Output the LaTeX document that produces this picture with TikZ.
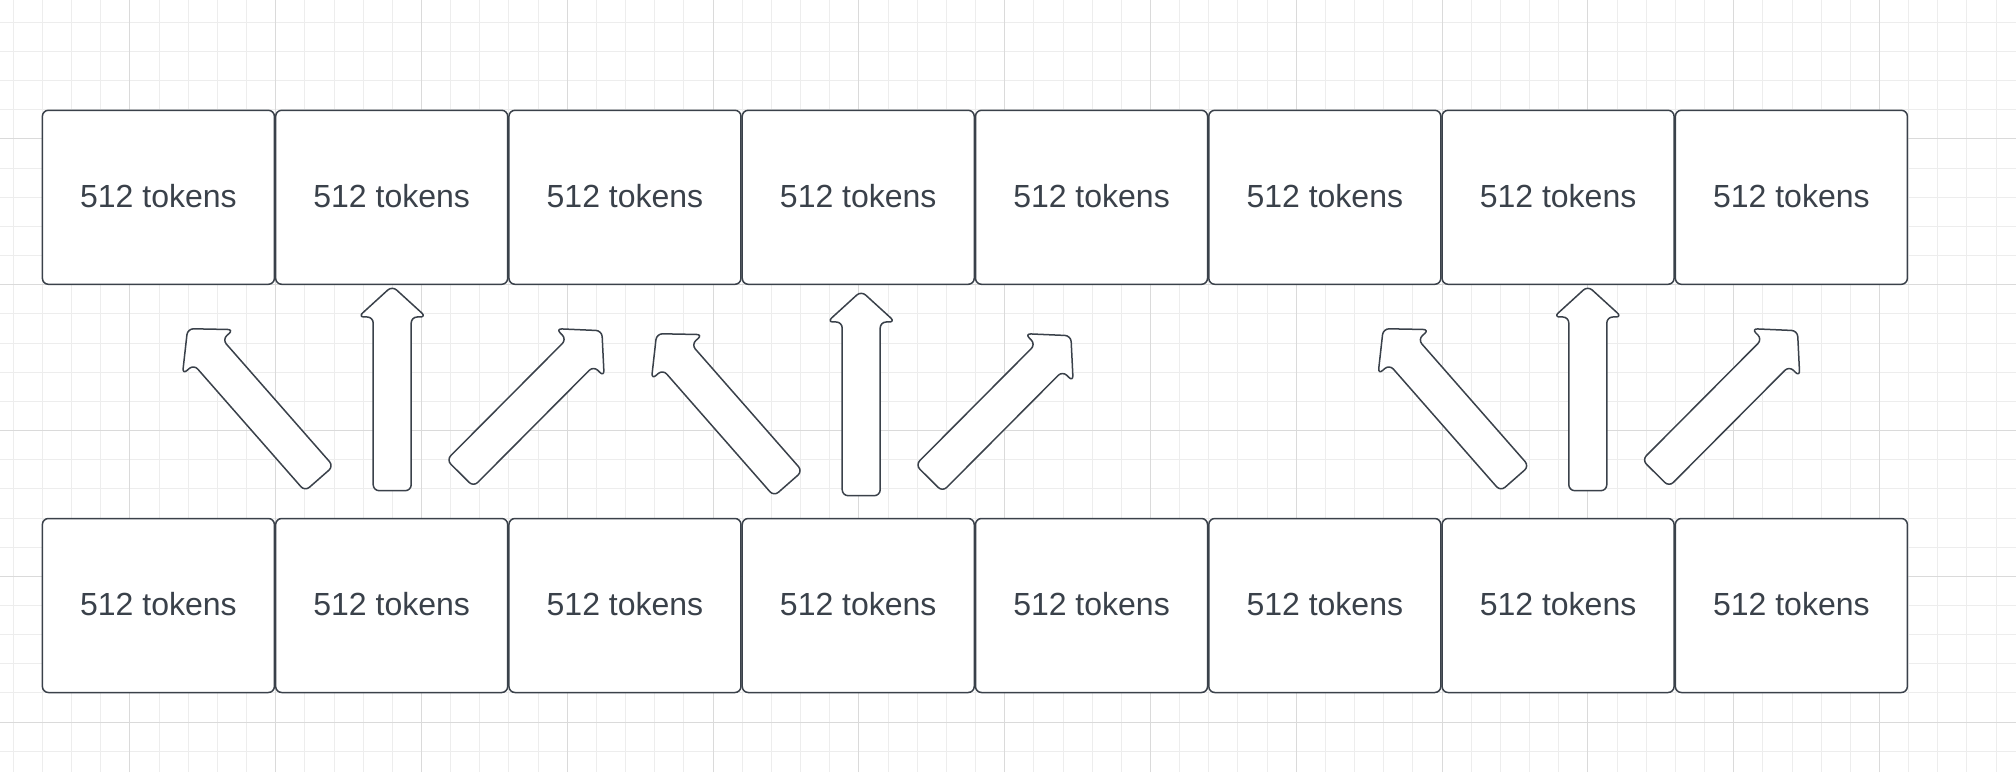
\documentclass[tikz,border=0pt]{standalone}
\usepackage{fontspec}
\setmainfont{Liberation Sans}
\usetikzlibrary{calc}
\definecolor{gridminor}{HTML}{EDEDED}
\definecolor{gridmajor}{HTML}{DADADA}
\definecolor{ink}{HTML}{3A414A}
\tikzset{
  tokbox/.style={draw=ink, line width=1.5pt, fill=white, rounded corners=6pt,
    minimum width=232pt, minimum height=174pt, inner sep=0pt, text=ink,
    text depth=3pt, font=\fontsize{32}{38}\selectfont},
  arrowshape/.style={draw=ink, line width=1.5pt, fill=white, rounded corners=6pt, line join=round},
  minorline/.style={draw=gridminor, line width=1pt},
  majorline/.style={draw=gridmajor, line width=1pt},
}
\newcommand{\drawblockarrow}[2]{%
  \coordinate (hb) at ($(#2)!31pt!(#1)$);
  \draw[arrowshape] ($(#1)!19pt!-90:(#2)$) -- ($(hb)!19pt!-90:(#2)$) -- ($(hb)!34pt!-90:(#2)$) -- (#2)
    -- ($(hb)!34pt!90:(#2)$) -- ($(hb)!19pt!90:(#2)$) -- ($(#1)!19pt!90:(#2)$) -- cycle;
}
\begin{document}
\begin{tikzpicture}[x=1pt,y=1pt]
\useasboundingbox (0,0) rectangle (2016,772);
\fill[white] (0,0) rectangle (2016,772);
% grid
\foreach \k in {0,...,68} \draw[minorline] ({13.24+29.16*\k},0) -- ++(0,772);
\foreach \k in {0,...,25} \draw[minorline] (0,{749.7-29.16*\k}) -- ++(2016,0);
\foreach \k in {4,9,...,64} \draw[majorline] ({13.24+29.16*\k},0) -- ++(0,772);
\foreach \k in {4,9,...,24} \draw[majorline] (0,{749.7-29.16*\k}) -- ++(2016,0);
% boxes
\foreach \i in {0,...,7} {
  \node[tokbox] (t\i) at ({158.4+233.28*\i},574.7) {512 tokens};
  \node[tokbox] (b\i) at ({158.4+233.28*\i},166.5) {512 tokens};
}
% arrow end points
\coordinate (l1t) at (319.2,293.3);  \coordinate (l1h) at (187.6,443.3);
\coordinate (v1t) at (392.2,281.3);  \coordinate (v1h) at (392.2,486);
\coordinate (r1t) at (460,298.7);    \coordinate (r1h) at (601.9,441.3);
\coordinate (l2t) at (788.2,288.3);  \coordinate (l2h) at (656.6,438.3);
\coordinate (v2t) at (861.2,276.3);  \coordinate (v2h) at (861.2,481);
\coordinate (r2t) at (929,293.7);    \coordinate (r2h) at (1070.9,436.3);
\coordinate (l3t) at (1514.8,293.3); \coordinate (l3h) at (1383.2,443.3);
\coordinate (v3t) at (1587.8,281.3); \coordinate (v3h) at (1587.8,486);
\coordinate (r3t) at (1655.6,298.7); \coordinate (r3h) at (1797.5,441.3);
\drawblockarrow{l1t}{l1h}
\drawblockarrow{v1t}{v1h}
\drawblockarrow{r1t}{r1h}
\drawblockarrow{l2t}{l2h}
\drawblockarrow{v2t}{v2h}
\drawblockarrow{r2t}{r2h}
\drawblockarrow{l3t}{l3h}
\drawblockarrow{v3t}{v3h}
\drawblockarrow{r3t}{r3h}
\end{tikzpicture}
\end{document}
┄┄┄┄┄┄┄┄┄┄
*Instructions to follow*. Restate the listing above word for word, and skip the pictures.

*Full response*.
Output the LaTeX document that produces this picture with TikZ.
\documentclass[tikz,border=0pt]{standalone}
\usepackage{fontspec}
\setmainfont{Liberation Sans}
\usetikzlibrary{calc}
\definecolor{gridminor}{HTML}{EDEDED}
\definecolor{gridmajor}{HTML}{DADADA}
\definecolor{ink}{HTML}{3A414A}
\tikzset{
  tokbox/.style={draw=ink, line width=1.5pt, fill=white, rounded corners=6pt,
    minimum width=232pt, minimum height=174pt, inner sep=0pt, text=ink,
    text depth=3pt, font=\fontsize{32}{38}\selectfont},
  arrowshape/.style={draw=ink, line width=1.5pt, fill=white, rounded corners=6pt, line join=round},
  minorline/.style={draw=gridminor, line width=1pt},
  majorline/.style={draw=gridmajor, line width=1pt},
}
\newcommand{\drawblockarrow}[2]{%
  \coordinate (hb) at ($(#2)!31pt!(#1)$);
  \draw[arrowshape] ($(#1)!19pt!-90:(#2)$) -- ($(hb)!19pt!-90:(#2)$) -- ($(hb)!34pt!-90:(#2)$) -- (#2)
    -- ($(hb)!34pt!90:(#2)$) -- ($(hb)!19pt!90:(#2)$) -- ($(#1)!19pt!90:(#2)$) -- cycle;
}
\begin{document}
\begin{tikzpicture}[x=1pt,y=1pt]
\useasboundingbox (0,0) rectangle (2016,772);
\fill[white] (0,0) rectangle (2016,772);
% grid
\foreach \k in {0,...,68} \draw[minorline] ({13.24+29.16*\k},0) -- ++(0,772);
\foreach \k in {0,...,25} \draw[minorline] (0,{749.7-29.16*\k}) -- ++(2016,0);
\foreach \k in {4,9,...,64} \draw[majorline] ({13.24+29.16*\k},0) -- ++(0,772);
\foreach \k in {4,9,...,24} \draw[majorline] (0,{749.7-29.16*\k}) -- ++(2016,0);
% boxes
\foreach \i in {0,...,7} {
  \node[tokbox] (t\i) at ({158.4+233.28*\i},574.7) {512 tokens};
  \node[tokbox] (b\i) at ({158.4+233.28*\i},166.5) {512 tokens};
}
% arrow end points
\coordinate (l1t) at (319.2,293.3);  \coordinate (l1h) at (187.6,443.3);
\coordinate (v1t) at (392.2,281.3);  \coordinate (v1h) at (392.2,486);
\coordinate (r1t) at (460,298.7);    \coordinate (r1h) at (601.9,441.3);
\coordinate (l2t) at (788.2,288.3);  \coordinate (l2h) at (656.6,438.3);
\coordinate (v2t) at (861.2,276.3);  \coordinate (v2h) at (861.2,481);
\coordinate (r2t) at (929,293.7);    \coordinate (r2h) at (1070.9,436.3);
\coordinate (l3t) at (1514.8,293.3); \coordinate (l3h) at (1383.2,443.3);
\coordinate (v3t) at (1587.8,281.3); \coordinate (v3h) at (1587.8,486);
\coordinate (r3t) at (1655.6,298.7); \coordinate (r3h) at (1797.5,441.3);
\drawblockarrow{l1t}{l1h}
\drawblockarrow{v1t}{v1h}
\drawblockarrow{r1t}{r1h}
\drawblockarrow{l2t}{l2h}
\drawblockarrow{v2t}{v2h}
\drawblockarrow{r2t}{r2h}
\drawblockarrow{l3t}{l3h}
\drawblockarrow{v3t}{v3h}
\drawblockarrow{r3t}{r3h}
\end{tikzpicture}
\end{document}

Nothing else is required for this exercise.